#### Given task
Reproduce each line of the material exactly, minus any picture.

#### Supplied data
##########

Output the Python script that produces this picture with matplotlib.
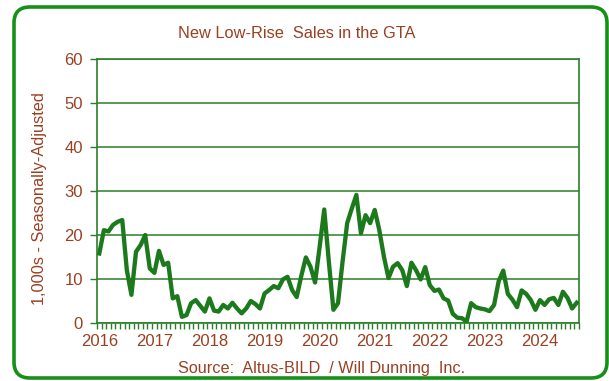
import matplotlib.pyplot as plt
from matplotlib.patches import FancyBboxPatch
import numpy as np

# Monthly sales (thousands, seasonally adjusted), Jan 2016 - Sep 2024
sales = [
    15.8, 21.1, 20.8, 22.3, 23.0, 23.4, 12.0, 6.4, 16.2, 17.7, 20.0, 12.4,   # 2016
    11.4, 16.4, 13.2, 13.7, 5.6, 6.1, 1.4, 1.8, 4.5, 5.2, 3.9, 2.6,          # 2017
    5.6, 2.8, 2.6, 4.1, 3.3, 4.6, 3.3, 2.2, 3.3, 5.0, 4.3, 3.3,              # 2018
    6.7, 7.5, 8.4, 7.9, 9.9, 10.5, 7.5, 5.9, 10.7, 14.9, 12.8, 9.2,          # 2019
    17.3, 25.8, 14.0, 3.0, 4.5, 14.0, 22.7, 26.0, 29.1, 20.4, 24.5, 22.7,    # 2020
    25.7, 21.1, 15.1, 10.2, 12.8, 13.6, 12.0, 8.4, 13.7, 12.0, 9.9, 12.7,    # 2021
    8.6, 7.3, 7.6, 5.6, 5.1, 2.1, 1.2, 1.1, 0.3, 4.5, 3.6, 3.3,              # 2022
    3.1, 2.7, 4.1, 9.5, 11.9, 6.6, 5.3, 3.6, 7.4, 6.6, 5.2, 3.0,             # 2023
    5.2, 4.1, 5.4, 5.7, 4.1, 7.1, 5.7, 3.3, 4.6,                             # 2024
]
years = ['2016', '2017', '2018', '2019', '2020', '2021', '2022', '2023', '2024']
y_ticks = [0, 10, 20, 30, 40, 50, 60]

brown = '#9a4022'
green = '#2a7f2a'
line_green = '#1c7a1c'
frame_green = '#17901a'

plt.rcParams['font.family'] = ['Liberation Sans', 'DejaVu Sans']

fig = plt.figure(figsize=(6.09, 3.81), dpi=100)

# rounded frame, drawn in pixel units so the corners stay round
bg = fig.add_axes([0, 0, 1, 1], zorder=0)
bg.set_xlim(0, 609)
bg.set_ylim(381, 0)
bg.axis('off')
bg.add_patch(FancyBboxPatch((28, 21), 565, 343,
                            boxstyle='round,pad=14,rounding_size=16',
                            fc='white', ec=frame_green, lw=2.6))

ax = fig.add_axes([97 / 609, 58 / 381, 482 / 609, 264 / 381], zorder=1)
ax.patch.set_alpha(0)

x = np.arange(len(sales))
ax.plot(x, sales, color=line_green, lw=3.1, solid_joinstyle='round', zorder=3)

ax.set_xlim(-0.5, len(sales) - 0.5)
ax.set_ylim(0, 60)
ax.set_yticks(y_ticks)
ax.yaxis.grid(True, color=green, lw=1.1)
ax.set_axisbelow(True)

ax.set_xticks(np.arange(0, len(sales), 12))
ax.set_xticklabels(years)
ax.set_xticks(np.arange(-0.5, len(sales)), minor=True)
ax.tick_params(axis='x', which='major', length=0, pad=8, labelsize=12, labelcolor=brown)
ax.tick_params(axis='x', which='minor', length=4, width=1, color=green, direction='out')
ax.tick_params(axis='y', length=5, width=1, color=green, pad=5, labelsize=12, labelcolor=brown)

for side in ['left', 'bottom', 'right', 'top']:
    ax.spines[side].set_color(green)
    ax.spines[side].set_linewidth(1.2)

ax.set_ylabel('1,000s - Seasonally-Adjusted', color=brown, fontsize=11.8)
ax.yaxis.set_label_coords(-0.103, 0.473)

fig.text(297 / 609, 1 - 33 / 381, 'New Low-Rise  Sales in the GTA', color=brown,
         fontsize=11.8, ha='center', va='center')
fig.text(322 / 609, 1 - 368 / 381, 'Source:  Altus-BILD  / Will Dunning  Inc.', color=brown,
         fontsize=11.7, ha='center', va='center')

fig.savefig('out.png', dpi=100)
plt.close()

##########

#### Answer for the task
Output the Python script that produces this picture with matplotlib.
import matplotlib.pyplot as plt
from matplotlib.patches import FancyBboxPatch
import numpy as np

# Monthly sales (thousands, seasonally adjusted), Jan 2016 - Sep 2024
sales = [
    15.8, 21.1, 20.8, 22.3, 23.0, 23.4, 12.0, 6.4, 16.2, 17.7, 20.0, 12.4,   # 2016
    11.4, 16.4, 13.2, 13.7, 5.6, 6.1, 1.4, 1.8, 4.5, 5.2, 3.9, 2.6,          # 2017
    5.6, 2.8, 2.6, 4.1, 3.3, 4.6, 3.3, 2.2, 3.3, 5.0, 4.3, 3.3,              # 2018
    6.7, 7.5, 8.4, 7.9, 9.9, 10.5, 7.5, 5.9, 10.7, 14.9, 12.8, 9.2,          # 2019
    17.3, 25.8, 14.0, 3.0, 4.5, 14.0, 22.7, 26.0, 29.1, 20.4, 24.5, 22.7,    # 2020
    25.7, 21.1, 15.1, 10.2, 12.8, 13.6, 12.0, 8.4, 13.7, 12.0, 9.9, 12.7,    # 2021
    8.6, 7.3, 7.6, 5.6, 5.1, 2.1, 1.2, 1.1, 0.3, 4.5, 3.6, 3.3,              # 2022
    3.1, 2.7, 4.1, 9.5, 11.9, 6.6, 5.3, 3.6, 7.4, 6.6, 5.2, 3.0,             # 2023
    5.2, 4.1, 5.4, 5.7, 4.1, 7.1, 5.7, 3.3, 4.6,                             # 2024
]
years = ['2016', '2017', '2018', '2019', '2020', '2021', '2022', '2023', '2024']
y_ticks = [0, 10, 20, 30, 40, 50, 60]

brown = '#9a4022'
green = '#2a7f2a'
line_green = '#1c7a1c'
frame_green = '#17901a'

plt.rcParams['font.family'] = ['Liberation Sans', 'DejaVu Sans']

fig = plt.figure(figsize=(6.09, 3.81), dpi=100)

# rounded frame, drawn in pixel units so the corners stay round
bg = fig.add_axes([0, 0, 1, 1], zorder=0)
bg.set_xlim(0, 609)
bg.set_ylim(381, 0)
bg.axis('off')
bg.add_patch(FancyBboxPatch((28, 21), 565, 343,
                            boxstyle='round,pad=14,rounding_size=16',
                            fc='white', ec=frame_green, lw=2.6))

ax = fig.add_axes([97 / 609, 58 / 381, 482 / 609, 264 / 381], zorder=1)
ax.patch.set_alpha(0)

x = np.arange(len(sales))
ax.plot(x, sales, color=line_green, lw=3.1, solid_joinstyle='round', zorder=3)

ax.set_xlim(-0.5, len(sales) - 0.5)
ax.set_ylim(0, 60)
ax.set_yticks(y_ticks)
ax.yaxis.grid(True, color=green, lw=1.1)
ax.set_axisbelow(True)

ax.set_xticks(np.arange(0, len(sales), 12))
ax.set_xticklabels(years)
ax.set_xticks(np.arange(-0.5, len(sales)), minor=True)
ax.tick_params(axis='x', which='major', length=0, pad=8, labelsize=12, labelcolor=brown)
ax.tick_params(axis='x', which='minor', length=4, width=1, color=green, direction='out')
ax.tick_params(axis='y', length=5, width=1, color=green, pad=5, labelsize=12, labelcolor=brown)

for side in ['left', 'bottom', 'right', 'top']:
    ax.spines[side].set_color(green)
    ax.spines[side].set_linewidth(1.2)

ax.set_ylabel('1,000s - Seasonally-Adjusted', color=brown, fontsize=11.8)
ax.yaxis.set_label_coords(-0.103, 0.473)

fig.text(297 / 609, 1 - 33 / 381, 'New Low-Rise  Sales in the GTA', color=brown,
         fontsize=11.8, ha='center', va='center')
fig.text(322 / 609, 1 - 368 / 381, 'Source:  Altus-BILD  / Will Dunning  Inc.', color=brown,
         fontsize=11.7, ha='center', va='center')

fig.savefig('out.png', dpi=100)
plt.close()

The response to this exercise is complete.